**Exercise requirements:**
Repeat, exactly and only, the lines from the beginning of the data through the line with "from bokeh.resources import INLINE". Pictures are left out.
# START OF Material provided
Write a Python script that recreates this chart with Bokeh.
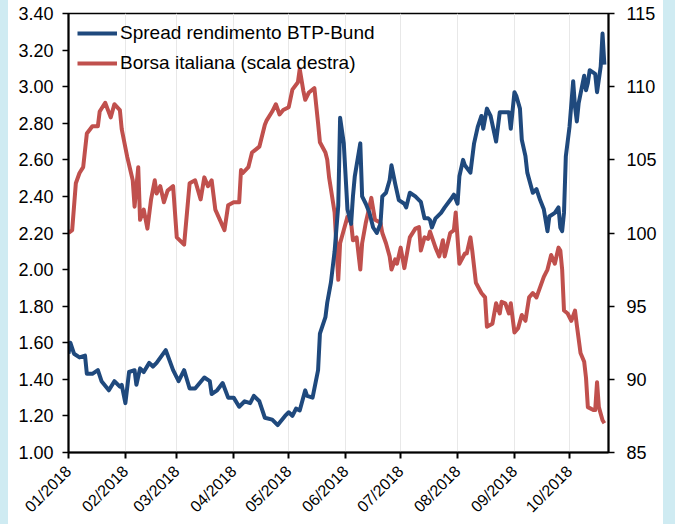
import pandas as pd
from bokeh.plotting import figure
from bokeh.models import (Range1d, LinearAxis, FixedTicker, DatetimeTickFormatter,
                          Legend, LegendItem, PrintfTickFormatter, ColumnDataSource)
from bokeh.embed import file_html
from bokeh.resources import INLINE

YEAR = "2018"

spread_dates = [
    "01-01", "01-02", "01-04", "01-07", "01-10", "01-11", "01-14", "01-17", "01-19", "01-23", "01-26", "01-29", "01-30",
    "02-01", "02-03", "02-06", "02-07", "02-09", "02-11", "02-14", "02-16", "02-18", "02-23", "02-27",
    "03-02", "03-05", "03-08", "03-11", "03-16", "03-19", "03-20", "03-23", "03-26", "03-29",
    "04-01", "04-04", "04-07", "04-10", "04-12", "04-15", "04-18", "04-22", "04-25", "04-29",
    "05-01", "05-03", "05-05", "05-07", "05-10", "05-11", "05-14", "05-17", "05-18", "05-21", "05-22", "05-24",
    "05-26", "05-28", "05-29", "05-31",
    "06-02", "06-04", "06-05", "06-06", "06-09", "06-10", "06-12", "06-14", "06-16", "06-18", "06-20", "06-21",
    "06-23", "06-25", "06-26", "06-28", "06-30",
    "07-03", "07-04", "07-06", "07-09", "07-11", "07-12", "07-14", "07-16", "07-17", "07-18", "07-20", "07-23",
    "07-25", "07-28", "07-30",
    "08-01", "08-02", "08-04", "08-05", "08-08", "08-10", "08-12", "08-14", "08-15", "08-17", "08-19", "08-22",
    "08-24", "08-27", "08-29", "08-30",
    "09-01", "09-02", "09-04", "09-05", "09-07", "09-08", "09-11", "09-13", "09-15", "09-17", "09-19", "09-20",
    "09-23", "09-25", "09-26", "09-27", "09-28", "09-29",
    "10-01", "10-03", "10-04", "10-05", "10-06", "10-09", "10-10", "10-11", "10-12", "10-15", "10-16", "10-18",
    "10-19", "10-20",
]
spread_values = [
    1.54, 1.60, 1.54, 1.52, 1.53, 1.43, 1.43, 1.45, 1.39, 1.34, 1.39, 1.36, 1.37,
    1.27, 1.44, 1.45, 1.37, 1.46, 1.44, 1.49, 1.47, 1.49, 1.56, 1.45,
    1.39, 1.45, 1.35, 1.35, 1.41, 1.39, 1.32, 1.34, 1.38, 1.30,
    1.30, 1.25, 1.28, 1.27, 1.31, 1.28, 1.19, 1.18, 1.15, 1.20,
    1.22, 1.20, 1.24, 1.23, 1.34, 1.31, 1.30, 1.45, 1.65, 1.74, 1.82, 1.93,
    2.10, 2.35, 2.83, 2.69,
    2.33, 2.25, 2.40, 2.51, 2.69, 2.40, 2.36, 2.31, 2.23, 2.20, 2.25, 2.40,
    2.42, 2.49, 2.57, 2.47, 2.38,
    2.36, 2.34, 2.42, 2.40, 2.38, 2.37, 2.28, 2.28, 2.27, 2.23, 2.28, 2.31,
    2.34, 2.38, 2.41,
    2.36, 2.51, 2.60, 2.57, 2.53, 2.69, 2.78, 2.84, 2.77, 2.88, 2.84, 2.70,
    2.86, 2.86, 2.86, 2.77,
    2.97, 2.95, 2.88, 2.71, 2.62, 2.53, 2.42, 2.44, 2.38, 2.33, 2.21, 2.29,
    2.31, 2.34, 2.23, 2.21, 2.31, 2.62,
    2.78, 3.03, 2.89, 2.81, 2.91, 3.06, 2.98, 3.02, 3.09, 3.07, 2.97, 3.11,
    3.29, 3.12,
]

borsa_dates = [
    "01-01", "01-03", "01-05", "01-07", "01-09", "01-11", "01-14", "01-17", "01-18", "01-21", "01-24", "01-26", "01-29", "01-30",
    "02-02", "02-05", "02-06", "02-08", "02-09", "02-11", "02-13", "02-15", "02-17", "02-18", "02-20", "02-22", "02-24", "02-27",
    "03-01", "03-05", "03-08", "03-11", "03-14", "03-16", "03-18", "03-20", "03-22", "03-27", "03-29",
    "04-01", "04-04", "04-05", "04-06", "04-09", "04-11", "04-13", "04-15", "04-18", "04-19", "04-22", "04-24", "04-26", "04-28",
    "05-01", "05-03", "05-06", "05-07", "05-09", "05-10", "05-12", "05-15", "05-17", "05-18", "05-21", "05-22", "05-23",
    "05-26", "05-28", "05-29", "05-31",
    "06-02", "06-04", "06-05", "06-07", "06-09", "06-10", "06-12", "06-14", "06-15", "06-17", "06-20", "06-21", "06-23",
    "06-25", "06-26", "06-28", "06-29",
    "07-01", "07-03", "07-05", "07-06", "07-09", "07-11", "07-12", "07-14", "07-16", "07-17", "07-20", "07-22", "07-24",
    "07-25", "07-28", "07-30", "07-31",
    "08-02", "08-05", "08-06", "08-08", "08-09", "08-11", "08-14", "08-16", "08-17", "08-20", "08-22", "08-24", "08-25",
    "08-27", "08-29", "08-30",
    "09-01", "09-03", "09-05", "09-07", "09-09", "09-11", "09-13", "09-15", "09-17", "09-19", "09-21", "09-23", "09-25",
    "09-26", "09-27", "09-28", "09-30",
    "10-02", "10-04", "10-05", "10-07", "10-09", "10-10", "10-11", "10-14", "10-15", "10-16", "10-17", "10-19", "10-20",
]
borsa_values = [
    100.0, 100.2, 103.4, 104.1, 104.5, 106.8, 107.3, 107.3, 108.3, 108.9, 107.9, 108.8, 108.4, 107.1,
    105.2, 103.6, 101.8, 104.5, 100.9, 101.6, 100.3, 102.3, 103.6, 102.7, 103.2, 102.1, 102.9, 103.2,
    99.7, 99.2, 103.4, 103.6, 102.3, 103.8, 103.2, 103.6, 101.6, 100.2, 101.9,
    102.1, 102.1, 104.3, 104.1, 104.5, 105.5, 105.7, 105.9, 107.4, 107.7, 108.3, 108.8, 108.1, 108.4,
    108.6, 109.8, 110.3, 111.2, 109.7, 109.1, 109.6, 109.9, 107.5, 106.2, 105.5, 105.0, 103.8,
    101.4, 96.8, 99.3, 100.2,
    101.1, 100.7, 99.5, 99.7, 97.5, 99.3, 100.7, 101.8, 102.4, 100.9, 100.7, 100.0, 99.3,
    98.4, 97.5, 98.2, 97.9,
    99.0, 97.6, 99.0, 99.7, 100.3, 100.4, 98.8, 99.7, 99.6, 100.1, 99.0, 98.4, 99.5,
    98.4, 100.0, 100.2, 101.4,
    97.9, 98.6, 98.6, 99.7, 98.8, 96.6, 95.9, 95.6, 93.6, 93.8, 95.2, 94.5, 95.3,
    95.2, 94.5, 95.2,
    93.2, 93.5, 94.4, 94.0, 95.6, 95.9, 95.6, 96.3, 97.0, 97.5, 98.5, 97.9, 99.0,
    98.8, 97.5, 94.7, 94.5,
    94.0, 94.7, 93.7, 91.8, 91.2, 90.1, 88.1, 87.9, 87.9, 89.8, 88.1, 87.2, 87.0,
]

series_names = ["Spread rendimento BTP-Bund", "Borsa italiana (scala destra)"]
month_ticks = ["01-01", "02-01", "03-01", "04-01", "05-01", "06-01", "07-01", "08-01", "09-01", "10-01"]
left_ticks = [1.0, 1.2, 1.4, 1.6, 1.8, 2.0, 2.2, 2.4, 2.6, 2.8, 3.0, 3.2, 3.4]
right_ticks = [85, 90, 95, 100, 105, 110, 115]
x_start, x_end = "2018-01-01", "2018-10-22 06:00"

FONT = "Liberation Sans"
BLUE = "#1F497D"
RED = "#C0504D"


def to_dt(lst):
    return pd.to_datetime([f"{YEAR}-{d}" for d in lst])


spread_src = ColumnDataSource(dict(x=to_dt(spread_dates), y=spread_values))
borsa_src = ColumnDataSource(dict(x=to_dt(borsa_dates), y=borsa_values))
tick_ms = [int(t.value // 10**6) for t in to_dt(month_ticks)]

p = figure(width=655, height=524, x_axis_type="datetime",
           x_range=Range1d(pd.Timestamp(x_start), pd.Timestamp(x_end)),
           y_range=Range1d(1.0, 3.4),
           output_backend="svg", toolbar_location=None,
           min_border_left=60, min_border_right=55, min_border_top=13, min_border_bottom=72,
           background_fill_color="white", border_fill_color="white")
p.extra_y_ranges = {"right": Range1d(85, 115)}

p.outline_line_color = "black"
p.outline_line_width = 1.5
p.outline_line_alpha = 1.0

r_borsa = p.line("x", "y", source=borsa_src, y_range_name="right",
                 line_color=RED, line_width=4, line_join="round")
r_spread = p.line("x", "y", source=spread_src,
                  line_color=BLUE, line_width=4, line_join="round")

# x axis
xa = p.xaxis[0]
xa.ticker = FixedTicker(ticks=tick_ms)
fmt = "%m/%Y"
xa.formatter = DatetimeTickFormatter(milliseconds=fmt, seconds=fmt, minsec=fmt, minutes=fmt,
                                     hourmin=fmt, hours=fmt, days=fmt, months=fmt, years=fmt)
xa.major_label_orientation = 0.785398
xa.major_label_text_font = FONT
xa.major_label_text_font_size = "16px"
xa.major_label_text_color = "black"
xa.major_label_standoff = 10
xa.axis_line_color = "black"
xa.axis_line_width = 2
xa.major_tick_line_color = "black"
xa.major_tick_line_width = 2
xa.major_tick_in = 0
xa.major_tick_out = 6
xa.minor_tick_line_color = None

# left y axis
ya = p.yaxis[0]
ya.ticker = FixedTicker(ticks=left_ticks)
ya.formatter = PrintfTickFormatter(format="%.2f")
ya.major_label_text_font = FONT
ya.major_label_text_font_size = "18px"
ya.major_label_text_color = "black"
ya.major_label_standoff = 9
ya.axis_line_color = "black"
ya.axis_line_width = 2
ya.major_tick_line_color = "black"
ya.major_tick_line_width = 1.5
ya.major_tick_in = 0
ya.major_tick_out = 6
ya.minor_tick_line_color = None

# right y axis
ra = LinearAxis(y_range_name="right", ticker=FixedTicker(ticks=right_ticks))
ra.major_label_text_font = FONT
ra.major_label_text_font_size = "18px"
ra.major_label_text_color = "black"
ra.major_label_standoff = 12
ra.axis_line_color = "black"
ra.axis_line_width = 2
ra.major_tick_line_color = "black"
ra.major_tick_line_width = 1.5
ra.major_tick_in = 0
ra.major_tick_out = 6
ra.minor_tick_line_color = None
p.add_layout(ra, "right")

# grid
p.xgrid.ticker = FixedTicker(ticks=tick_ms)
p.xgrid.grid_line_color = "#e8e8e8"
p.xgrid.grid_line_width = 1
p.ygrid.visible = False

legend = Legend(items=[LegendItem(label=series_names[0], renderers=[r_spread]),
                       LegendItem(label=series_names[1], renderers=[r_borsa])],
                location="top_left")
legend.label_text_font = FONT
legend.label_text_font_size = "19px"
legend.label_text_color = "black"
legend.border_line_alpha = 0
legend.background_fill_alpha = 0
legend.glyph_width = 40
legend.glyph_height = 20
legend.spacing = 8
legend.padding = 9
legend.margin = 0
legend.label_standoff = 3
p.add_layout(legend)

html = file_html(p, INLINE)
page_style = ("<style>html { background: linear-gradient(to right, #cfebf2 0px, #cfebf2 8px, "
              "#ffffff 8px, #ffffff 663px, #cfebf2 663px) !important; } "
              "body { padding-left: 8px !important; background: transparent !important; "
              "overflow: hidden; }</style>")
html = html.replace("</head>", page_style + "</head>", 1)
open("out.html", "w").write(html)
# END OF Material provided
**Full answer:**
Write a Python script that recreates this chart with Bokeh.
import pandas as pd
from bokeh.plotting import figure
from bokeh.models import (Range1d, LinearAxis, FixedTicker, DatetimeTickFormatter,
                          Legend, LegendItem, PrintfTickFormatter, ColumnDataSource)
from bokeh.embed import file_html
from bokeh.resources import INLINE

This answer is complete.